Data shown
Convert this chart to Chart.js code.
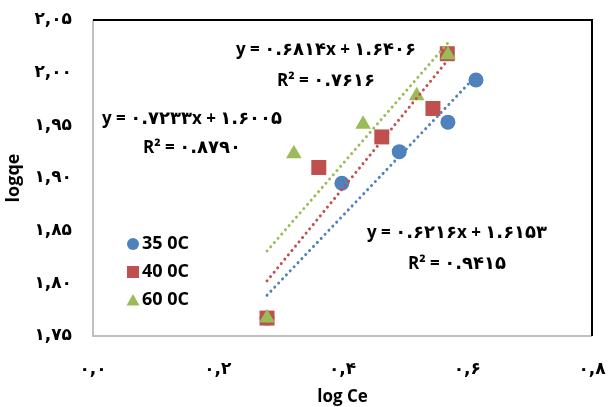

==

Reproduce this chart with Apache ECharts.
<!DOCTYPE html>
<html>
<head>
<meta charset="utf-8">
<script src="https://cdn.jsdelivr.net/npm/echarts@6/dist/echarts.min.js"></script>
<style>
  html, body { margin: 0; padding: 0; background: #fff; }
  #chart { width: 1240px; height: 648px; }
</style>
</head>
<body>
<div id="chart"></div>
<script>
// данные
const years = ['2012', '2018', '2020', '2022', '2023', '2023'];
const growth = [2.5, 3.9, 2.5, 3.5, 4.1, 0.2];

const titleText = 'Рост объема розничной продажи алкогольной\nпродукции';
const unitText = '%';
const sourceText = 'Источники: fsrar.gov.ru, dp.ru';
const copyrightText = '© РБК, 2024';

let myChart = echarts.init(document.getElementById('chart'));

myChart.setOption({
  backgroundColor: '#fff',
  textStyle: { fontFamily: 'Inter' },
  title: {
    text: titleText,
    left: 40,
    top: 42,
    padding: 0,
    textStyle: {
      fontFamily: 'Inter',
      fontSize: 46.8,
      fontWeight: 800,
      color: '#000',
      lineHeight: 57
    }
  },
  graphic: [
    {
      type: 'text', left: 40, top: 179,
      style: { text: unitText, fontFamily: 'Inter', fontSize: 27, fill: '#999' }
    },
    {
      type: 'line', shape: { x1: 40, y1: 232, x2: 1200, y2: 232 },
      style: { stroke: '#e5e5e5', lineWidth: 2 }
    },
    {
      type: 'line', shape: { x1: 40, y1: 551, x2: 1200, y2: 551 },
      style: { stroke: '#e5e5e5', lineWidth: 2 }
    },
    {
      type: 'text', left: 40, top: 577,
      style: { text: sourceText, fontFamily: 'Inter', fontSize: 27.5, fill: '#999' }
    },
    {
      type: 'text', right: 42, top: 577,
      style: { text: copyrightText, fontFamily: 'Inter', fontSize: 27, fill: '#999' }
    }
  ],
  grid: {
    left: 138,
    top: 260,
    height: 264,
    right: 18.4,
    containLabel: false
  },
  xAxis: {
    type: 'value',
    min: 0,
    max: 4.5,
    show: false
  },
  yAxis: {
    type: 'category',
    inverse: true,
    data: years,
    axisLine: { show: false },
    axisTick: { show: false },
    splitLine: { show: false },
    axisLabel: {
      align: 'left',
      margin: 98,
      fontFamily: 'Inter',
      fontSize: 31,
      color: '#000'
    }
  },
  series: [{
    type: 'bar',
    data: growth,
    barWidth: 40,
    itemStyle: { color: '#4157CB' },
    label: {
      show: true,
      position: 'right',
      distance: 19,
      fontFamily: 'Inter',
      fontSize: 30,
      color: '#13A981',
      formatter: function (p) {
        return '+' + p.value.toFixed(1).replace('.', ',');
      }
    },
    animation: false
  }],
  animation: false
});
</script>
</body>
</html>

Description of the task
Only the lines from the line with "Reproduce this chart with Apache ECharts." to the line with "let myChart = echarts.init(document.getElementById('chart'));", inclusive, are to be printed, exactly as they appear.

Solution to this problem
Reproduce this chart with Apache ECharts.
<!DOCTYPE html>
<html>
<head>
<meta charset="utf-8">
<script src="https://cdn.jsdelivr.net/npm/echarts@6/dist/echarts.min.js"></script>
<style>
  html, body { margin: 0; padding: 0; background: #fff; }
  #chart { width: 1240px; height: 648px; }
</style>
</head>
<body>
<div id="chart"></div>
<script>
// данные
const years = ['2012', '2018', '2020', '2022', '2023', '2023'];
const growth = [2.5, 3.9, 2.5, 3.5, 4.1, 0.2];

const titleText = 'Рост объема розничной продажи алкогольной\nпродукции';
const unitText = '%';
const sourceText = 'Источники: fsrar.gov.ru, dp.ru';
const copyrightText = '© РБК, 2024';

let myChart = echarts.init(document.getElementById('chart'));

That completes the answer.